### Supplied data
==========
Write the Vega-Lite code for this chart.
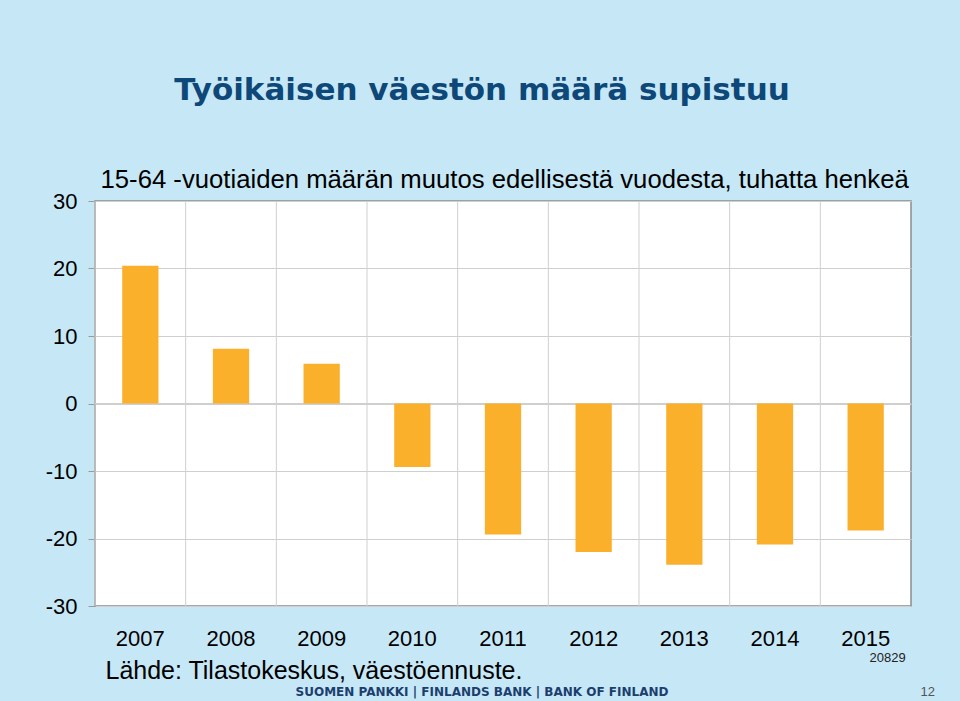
{
  "$schema": "https://vega.github.io/schema/vega-lite/v6.json",
  "width": 816,
  "height": 405,
  "autosize": {"type": "none"},
  "padding": {"left": 95, "top": 201, "right": 49, "bottom": 95},
  "background": "#c6e7f6",
  "title": {
    "text": "Työikäisen väestön määrä supistuu",
    "subtitle": "SUOMEN PANKKI | FINLANDS BANK | BANK OF FINLAND",
    "orient": "top",
    "anchor": "middle",
    "frame": "group",
    "dx": -21,
    "offset": -533,
    "subtitlePadding": 580,
    "font": "DejaVu Sans",
    "fontSize": 31,
    "fontWeight": "bold",
    "color": "#0d4878",
    "subtitleFont": "DejaVu Sans",
    "subtitleFontSize": 12,
    "subtitleFontWeight": "bold",
    "subtitleColor": "#1c3e6e"
  },
  "config": {
    "view": {"fill": "white", "stroke": "#8c8c8c", "strokeWidth": 1.5}
  },
  "datasets": {
    "muutos": [
      {"vuosi": "2007", "muutos": 20.4},
      {"vuosi": "2008", "muutos": 8.1},
      {"vuosi": "2009", "muutos": 5.9},
      {"vuosi": "2010", "muutos": -9.4},
      {"vuosi": "2011", "muutos": -19.4},
      {"vuosi": "2012", "muutos": -22.0},
      {"vuosi": "2013", "muutos": -23.9},
      {"vuosi": "2014", "muutos": -20.9},
      {"vuosi": "2015", "muutos": -18.8}
    ],
    "nolla": [{"arvo": 0}]
  },
  "layer": [
    {
      "data": {"name": "muutos"},
      "mark": {"type": "rule", "color": "#cfcfcf", "strokeWidth": 1},
      "encoding": {
        "x": {
          "field": "vuosi",
          "type": "ordinal",
          "bandPosition": 0,
          "scale": {"type": "band", "paddingInner": 0, "paddingOuter": 0},
          "axis": {
            "orient": "bottom",
            "labels": false,
            "ticks": false,
            "domain": false,
            "grid": false,
            "title": "20829",
            "titleFont": "Liberation Sans",
            "titleFontSize": 13,
            "titleFontWeight": "normal",
            "titleColor": "#222222",
            "titleAlign": "left",
            "titleBaseline": "alphabetic",
            "titleX": 774,
            "titleY": 55
          }
        }
      }
    },
    {
      "data": {"name": "nolla"},
      "mark": {"type": "rule", "color": "#cfcfcf", "strokeWidth": 1},
      "encoding": {
        "y": {
          "field": "arvo",
          "type": "quantitative",
          "scale": {"domain": [-30, 30], "nice": false},
          "axis": {
            "orient": "right",
            "labels": false,
            "ticks": false,
            "domain": false,
            "grid": false,
            "title": "12",
            "titleFont": "Liberation Sans",
            "titleFontSize": 13,
            "titleFontWeight": "normal",
            "titleColor": "#555555",
            "titleAngle": 0,
            "titleAlign": "left",
            "titleBaseline": "alphabetic",
            "titleX": 9,
            "titleY": 494
          }
        }
      }
    },
    {
      "data": {"name": "muutos"},
      "mark": {"type": "bar", "color": "#fbb02b", "width": {"band": 0.4}},
      "encoding": {
        "x": {
          "field": "vuosi",
          "type": "ordinal",
          "scale": {"type": "band", "paddingInner": 0, "paddingOuter": 0},
          "axis": {
            "orient": "bottom",
            "labelAngle": 0,
            "labelFont": "Liberation Sans",
            "labelFontSize": 22,
            "labelColor": "#000000",
            "labelPadding": 22,
            "ticks": false,
            "tickSize": 0,
            "domain": false,
            "grid": false,
            "title": "Lähde: Tilastokeskus, väestöennuste.",
            "titleFont": "Liberation Sans",
            "titleFontSize": 25,
            "titleFontWeight": "normal",
            "titleColor": "#000000",
            "titleAlign": "left",
            "titleBaseline": "alphabetic",
            "titleX": 10,
            "titleY": 72
          }
        },
        "y": {
          "field": "muutos",
          "type": "quantitative",
          "scale": {"domain": [-30, 30], "nice": false},
          "axis": {
            "orient": "left",
            "values": [-30, -20, -10, 0, 10, 20, 30],
            "labelExpr": "replace(datum.label, '−', '-')",
            "labelFont": "Liberation Sans",
            "labelFontSize": 22,
            "labelColor": "#000000",
            "labelPadding": 11,
            "labelOverlap": false,
            "labelBound": false,
            "tickSize": 7,
            "tickColor": "#9a9a9a",
            "domain": false,
            "grid": true,
            "gridColor": "#cfcfcf",
            "title": "15-64 -vuotiaiden määrän muutos edellisestä vuodesta, tuhatta henkeä",
            "titleFont": "Liberation Sans",
            "titleFontSize": 25.7,
            "titleFontWeight": "normal",
            "titleColor": "#000000",
            "titleAngle": 0,
            "titleAlign": "left",
            "titleBaseline": "alphabetic",
            "titleX": 5,
            "titleY": -14
          }
        }
      }
    }
  ],
  "resolve": {"axis": {"x": "independent", "y": "independent"}}
}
==========
### Exercise instructions
Copy all the data exactly as written, but skip any picture.

### Result of the task
Write the Vega-Lite code for this chart.
{
  "$schema": "https://vega.github.io/schema/vega-lite/v6.json",
  "width": 816,
  "height": 405,
  "autosize": {"type": "none"},
  "padding": {"left": 95, "top": 201, "right": 49, "bottom": 95},
  "background": "#c6e7f6",
  "title": {
    "text": "Työikäisen väestön määrä supistuu",
    "subtitle": "SUOMEN PANKKI | FINLANDS BANK | BANK OF FINLAND",
    "orient": "top",
    "anchor": "middle",
    "frame": "group",
    "dx": -21,
    "offset": -533,
    "subtitlePadding": 580,
    "font": "DejaVu Sans",
    "fontSize": 31,
    "fontWeight": "bold",
    "color": "#0d4878",
    "subtitleFont": "DejaVu Sans",
    "subtitleFontSize": 12,
    "subtitleFontWeight": "bold",
    "subtitleColor": "#1c3e6e"
  },
  "config": {
    "view": {"fill": "white", "stroke": "#8c8c8c", "strokeWidth": 1.5}
  },
  "datasets": {
    "muutos": [
      {"vuosi": "2007", "muutos": 20.4},
      {"vuosi": "2008", "muutos": 8.1},
      {"vuosi": "2009", "muutos": 5.9},
      {"vuosi": "2010", "muutos": -9.4},
      {"vuosi": "2011", "muutos": -19.4},
      {"vuosi": "2012", "muutos": -22.0},
      {"vuosi": "2013", "muutos": -23.9},
      {"vuosi": "2014", "muutos": -20.9},
      {"vuosi": "2015", "muutos": -18.8}
    ],
    "nolla": [{"arvo": 0}]
  },
  "layer": [
    {
      "data": {"name": "muutos"},
      "mark": {"type": "rule", "color": "#cfcfcf", "strokeWidth": 1},
      "encoding": {
        "x": {
          "field": "vuosi",
          "type": "ordinal",
          "bandPosition": 0,
          "scale": {"type": "band", "paddingInner": 0, "paddingOuter": 0},
          "axis": {
            "orient": "bottom",
            "labels": false,
            "ticks": false,
            "domain": false,
            "grid": false,
            "title": "20829",
            "titleFont": "Liberation Sans",
            "titleFontSize": 13,
            "titleFontWeight": "normal",
            "titleColor": "#222222",
            "titleAlign": "left",
            "titleBaseline": "alphabetic",
            "titleX": 774,
            "titleY": 55
          }
        }
      }
    },
    {
      "data": {"name": "nolla"},
      "mark": {"type": "rule", "color": "#cfcfcf", "strokeWidth": 1},
      "encoding": {
        "y": {
          "field": "arvo",
          "type": "quantitative",
          "scale": {"domain": [-30, 30], "nice": false},
          "axis": {
            "orient": "right",
            "labels": false,
            "ticks": false,
            "domain": false,
            "grid": false,
            "title": "12",
            "titleFont": "Liberation Sans",
            "titleFontSize": 13,
            "titleFontWeight": "normal",
            "titleColor": "#555555",
            "titleAngle": 0,
            "titleAlign": "left",
            "titleBaseline": "alphabetic",
            "titleX": 9,
            "titleY": 494
          }
        }
      }
    },
    {
      "data": {"name": "muutos"},
      "mark": {"type": "bar", "color": "#fbb02b", "width": {"band": 0.4}},
      "encoding": {
        "x": {
          "field": "vuosi",
          "type": "ordinal",
          "scale": {"type": "band", "paddingInner": 0, "paddingOuter": 0},
          "axis": {
            "orient": "bottom",
            "labelAngle": 0,
            "labelFont": "Liberation Sans",
            "labelFontSize": 22,
            "labelColor": "#000000",
            "labelPadding": 22,
            "ticks": false,
            "tickSize": 0,
            "domain": false,
            "grid": false,
            "title": "Lähde: Tilastokeskus, väestöennuste.",
            "titleFont": "Liberation Sans",
            "titleFontSize": 25,
            "titleFontWeight": "normal",
            "titleColor": "#000000",
            "titleAlign": "left",
            "titleBaseline": "alphabetic",
            "titleX": 10,
            "titleY": 72
          }
        },
        "y": {
          "field": "muutos",
          "type": "quantitative",
          "scale": {"domain": [-30, 30], "nice": false},
          "axis": {
            "orient": "left",
            "values": [-30, -20, -10, 0, 10, 20, 30],
            "labelExpr": "replace(datum.label, '−', '-')",
            "labelFont": "Liberation Sans",
            "labelFontSize": 22,
            "labelColor": "#000000",
            "labelPadding": 11,
            "labelOverlap": false,
            "labelBound": false,
            "tickSize": 7,
            "tickColor": "#9a9a9a",
            "domain": false,
            "grid": true,
            "gridColor": "#cfcfcf",
            "title": "15-64 -vuotiaiden määrän muutos edellisestä vuodesta, tuhatta henkeä",
            "titleFont": "Liberation Sans",
            "titleFontSize": 25.7,
            "titleFontWeight": "normal",
            "titleColor": "#000000",
            "titleAngle": 0,
            "titleAlign": "left",
            "titleBaseline": "alphabetic",
            "titleX": 5,
            "titleY": -14
          }
        }
      }
    }
  ],
  "resolve": {"axis": {"x": "independent", "y": "independent"}}
}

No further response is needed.